What you will do -> Omit every picture, and retype the lines that run from the beginning of the data below through the line containing "-- (346.7,316.7) -- (374.5,316.7)", inclusive.

+===+

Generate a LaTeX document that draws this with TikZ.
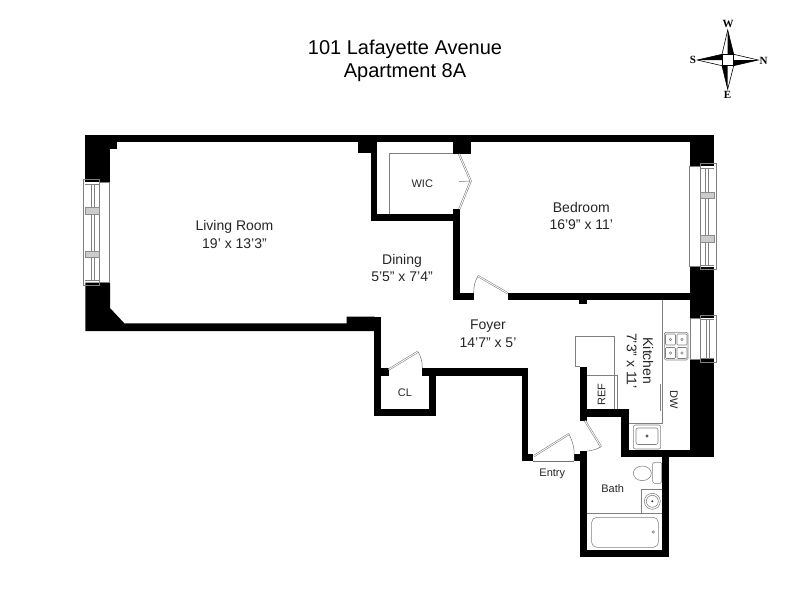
\documentclass[tikz,border=0pt]{standalone}
\usepackage{fontspec}
\setmainfont{Liberation Sans}
\newfontfamily\compassfont{Liberation Serif}

\tikzstyle {wall} = [fill=black, draw=none]
\tikzstyle {fixture} = [draw=black!50, line width=0.55pt]
\tikzstyle {leaf} = [draw=black!55, line width=0.5pt, double=white, double distance=0.9pt]
\tikzstyle {swing} = [draw=black!55, line width=0.5pt]
\tikzstyle {mullion} = [fill=black!20, draw=black!45, line width=0.4pt]
\tikzstyle {titletext} = [font=\fontsize{20}{24}\selectfont, inner sep=0pt]
\tikzstyle {bigroom} = [font=\fontsize{14}{17}\selectfont, inner sep=0pt, text=black!85]
\tikzstyle {smallroom} = [font=\fontsize{11}{13}\selectfont, inner sep=0pt, text=black!85]
\tikzstyle {pointtext} = [font=\compassfont\bfseries\fontsize{11}{13}\selectfont, inner sep=0pt]

\begin{document}
\begin{tikzpicture}[x=1pt, y=-1pt]
    \useasboundingbox (0,0) rectangle (800,600);
    \fill[white] (0,0) rectangle (800,600);

    % walls
    \foreach \xa/\ya/\xb/\yb in {
        85.3/135/714/142.3, 85.3/135/110/182.3, 110/142/116.7/149,
        374/316.7/381.3/416.3, 374/409.3/436/416.3, 429/368.3/436/416.3,
        381/368.3/388.7/375.7, 422.3/368.3/528.3/375.7, 521.7/368.3/528.3/461,
        521.7/454/533.3/461, 574/454/587.3/461, 579.7/450.7/587.3/557.3,
        579.7/550/669.3/557.3, 662/450/669.3/557.3, 621/450/714/457.3,
        621/409.3/628.7/457.3, 579.7/409.3/628.7/416.7, 579.7/366.7/587.3/420.7,
        690/359.3/714/457.3, 690/266.7/714/318.3, 690/135/714/166,
        507.7/292.7/690/300.3, 579.3/300/587.3/304.3, 453/292.7/474/300.3,
        453/209.3/460.3/300.3, 370.7/213.7/460.3/221, 370.7/142/377.3/221,
        357.7/142/377.3/153.3, 453.3/142/471/154}
        \fill[wall] (\xa,\ya) rectangle (\xb,\yb);
    \fill[wall] (85.3,282.7) -- (110,282.7) -- (110,308) -- (124.3,323.3) -- (346.7,323.3)
        -- (346.7,316.7) -- (374.5,316.7) -- (374.5,331) -- (85.3,331) -- cycle;

    % left window
    \draw[fixture] (83.3,179.3) rectangle (99.3,285.7);
    \draw[fixture] (99.3,182.3) rectangle (109.3,282.7);
    \draw[fixture] (91.7,184) -- (91.7,280.7) (94,184) -- (94,280.7);
    \draw[fixture] (85.3,184) -- (99.3,184) (85.3,280.7) -- (99.3,280.7);
    \draw[mullion] (85.3,207.3) rectangle (99.3,214);
    \draw[mullion] (85.3,250.7) rectangle (99.3,257.3);

    % bedroom window
    \draw[fixture] (700,163.3) rectangle (716.7,269.3);
    \draw[fixture] (689.7,166) rectangle (700,266.7);
    \draw[fixture] (705.7,168.3) -- (705.7,265) (708.3,168.3) -- (708.3,265);
    \draw[fixture] (700,168.3) -- (714,168.3) (700,265) -- (714,265);
    \draw[mullion] (700,191.7) rectangle (714,198.3);
    \draw[mullion] (700,235) rectangle (714,241.7);

    % kitchen window
    \draw[fixture] (700,315.7) rectangle (716.7,362.3);
    \draw[fixture] (690,318.3) rectangle (700,359.3);
    \draw[fixture] (706.7,319.3) -- (706.7,358.3) (709,319.3) -- (709,358.3);
    \draw[fixture] (700,319.3) -- (714,319.3) (700,358.3) -- (714,358.3);

    % doors
    \draw[leaf] (388.7,369.5) -- (418,351.7);
    \draw[swing] (418,351.7) to[bend left=15] (422.3,368.3);
    \draw[leaf] (507.7,293.3) -- (478,276);
    \draw[swing] (478,276) to[bend right=15] (473.7,293);
    \draw[leaf] (459,154) -- (470.7,181) -- (459.3,209);
    \draw[swing] (459,181.5) -- (470.7,181);
    \draw[leaf] (534,456) -- (569,434);
    \draw[swing] (569,434) to[bend left=15] (574,461);
    \draw[swing] (533.3,461) -- (574,461);
    \draw[leaf] (585,420.7) -- (601,446.7);
    \draw[swing] (601,446.7) to[bend left=12] (587.3,451);

    % closet and kitchen lines
    \draw[fixture] (389,213.7) -- (389,153.3) -- (453,153.3);
    \draw[fixture] (662.7,300.3) -- (662.7,423.3) -- (628.7,423.3);
    \draw[fixture] (660.7,384) -- (660.7,411);
    \draw[fixture] (579.7,366.7) -- (575.7,366.7) -- (575.7,336.3) -- (614.7,336.3) -- (614.7,409.3);
    \draw[fixture] (587.3,375.7) -- (617.3,375.7) -- (617.3,409.3);

    % stove
    \draw[fixture, rounded corners=1.5pt] (664.3,332.3) rectangle (688,360);
    \foreach \bx/\by in {665.5/334, 677/334, 665.5/347.5, 677/347.5} {
        \draw[fixture, rounded corners=1pt] (\bx,\by) rectangle ++(10,11);
        \draw[fixture] (\bx+5,\by+5.5) circle (1.3);
    }

    % kitchen sink
    \draw[fixture, rounded corners=2pt] (633.3,425) rectangle (660.7,449);
    \draw[fixture, rounded corners=2pt] (636,428) rectangle (658,444.5);
    \draw[black!70, line width=0.7pt] (647,436) circle (1.2);

    % bath fixtures
    \draw[fixture] (642.3,473.3) ellipse (9 and 7.3);
    \draw[fixture, rounded corners=1.5pt] (652.7,462.3) rectangle (661.7,483.3);
    \draw[fixture] (662,489.3) -- (641.3,489.3) -- (641.3,513.7);
    \draw[fixture] (652.3,501.3) circle (8);
    \draw[fixture] (652.3,501.3) circle (6);
    \fill[black!80] (652.3,501.3) circle (1.1);
    \draw[fixture] (587.3,513.7) -- (662,513.7);
    \draw[fixture, rounded corners=5pt] (591.7,517.3) rectangle (658.3,547.3);
    \draw[fixture] (653.3,532) circle (1.2);

    % labels
    \node [titletext] (title) at (405,49) {101 Lafayette Avenue};
    \node [titletext] (unit) at (405,73) {Apartment 8A};
    \node [bigroom] (living) at (234.5,227) {Living Room};
    \node [bigroom] (livingsize) at (234.5,243.5) {19' x 13'3"};
    \node [bigroom] (bedroom) at (581.3,207.5) {Bedroom};
    \node [bigroom] (bedroomsize) at (581.3,224.5) {16'9" x 11'};
    \node [bigroom] (dining) at (402,261) {Dining};
    \node [bigroom] (diningsize) at (402,277) {5'5" x 7'4"};
    \node [bigroom] (foyer) at (488,326) {Foyer};
    \node [bigroom] (foyersize) at (488,342.5) {14'7" x 5'};
    \node [bigroom, rotate=-90] (kitchen) at (648,361) {Kitchen};
    \node [bigroom, rotate=-90] (kitchensize) at (631.7,361) {7'3" x 11'};
    \node [smallroom] (wic) at (422.3,184) {WIC};
    \node [smallroom] (cl) at (405,393) {CL};
    \node [smallroom, rotate=90] (ref) at (601.7,394.3) {REF};
    \node [smallroom, rotate=-90] (dw) at (674,399.3) {DW};
    \node [smallroom] (entry) at (552.3,473.5) {Entry};
    \node [smallroom] (bath) at (612.7,488.7) {Bath};

    % compass
    \draw[black, line width=0.6pt] (727.7,30) -- (722,54.3) -- (697.3,60) -- (722,65.7)
        -- (727.7,89.3) -- (733.7,65.7) -- (758.3,60) -- (733.7,54.3) -- cycle;
    \fill[black] (727.7,30) -- (733.7,54.3) -- (727.7,54.3) -- cycle;
    \fill[black] (758.3,60) -- (733.7,65.7) -- (733.7,60) -- cycle;
    \fill[black] (727.7,89.3) -- (722,65.7) -- (727.7,65.7) -- cycle;
    \fill[black] (697.3,60) -- (722,54.3) -- (722,60) -- cycle;
    \draw[black, fill=white, line width=0.6pt] (722,54.3) rectangle (733.7,65.7);
    \node [pointtext] (north) at (763.5,60.5) {N};
    \node [pointtext] (south) at (693,59.5) {S};
    \node [pointtext] (west) at (728,23.5) {W};
    \node [pointtext] (east) at (727.5,95) {E};
\end{tikzpicture}
\end{document}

+===+

Result below ->
Generate a LaTeX document that draws this with TikZ.
\documentclass[tikz,border=0pt]{standalone}
\usepackage{fontspec}
\setmainfont{Liberation Sans}
\newfontfamily\compassfont{Liberation Serif}

\tikzstyle {wall} = [fill=black, draw=none]
\tikzstyle {fixture} = [draw=black!50, line width=0.55pt]
\tikzstyle {leaf} = [draw=black!55, line width=0.5pt, double=white, double distance=0.9pt]
\tikzstyle {swing} = [draw=black!55, line width=0.5pt]
\tikzstyle {mullion} = [fill=black!20, draw=black!45, line width=0.4pt]
\tikzstyle {titletext} = [font=\fontsize{20}{24}\selectfont, inner sep=0pt]
\tikzstyle {bigroom} = [font=\fontsize{14}{17}\selectfont, inner sep=0pt, text=black!85]
\tikzstyle {smallroom} = [font=\fontsize{11}{13}\selectfont, inner sep=0pt, text=black!85]
\tikzstyle {pointtext} = [font=\compassfont\bfseries\fontsize{11}{13}\selectfont, inner sep=0pt]

\begin{document}
\begin{tikzpicture}[x=1pt, y=-1pt]
    \useasboundingbox (0,0) rectangle (800,600);
    \fill[white] (0,0) rectangle (800,600);

    % walls
    \foreach \xa/\ya/\xb/\yb in {
        85.3/135/714/142.3, 85.3/135/110/182.3, 110/142/116.7/149,
        374/316.7/381.3/416.3, 374/409.3/436/416.3, 429/368.3/436/416.3,
        381/368.3/388.7/375.7, 422.3/368.3/528.3/375.7, 521.7/368.3/528.3/461,
        521.7/454/533.3/461, 574/454/587.3/461, 579.7/450.7/587.3/557.3,
        579.7/550/669.3/557.3, 662/450/669.3/557.3, 621/450/714/457.3,
        621/409.3/628.7/457.3, 579.7/409.3/628.7/416.7, 579.7/366.7/587.3/420.7,
        690/359.3/714/457.3, 690/266.7/714/318.3, 690/135/714/166,
        507.7/292.7/690/300.3, 579.3/300/587.3/304.3, 453/292.7/474/300.3,
        453/209.3/460.3/300.3, 370.7/213.7/460.3/221, 370.7/142/377.3/221,
        357.7/142/377.3/153.3, 453.3/142/471/154}
        \fill[wall] (\xa,\ya) rectangle (\xb,\yb);
    \fill[wall] (85.3,282.7) -- (110,282.7) -- (110,308) -- (124.3,323.3) -- (346.7,323.3)
        -- (346.7,316.7) -- (374.5,316.7) -- (374.5,331) -- (85.3,331) -- cycle;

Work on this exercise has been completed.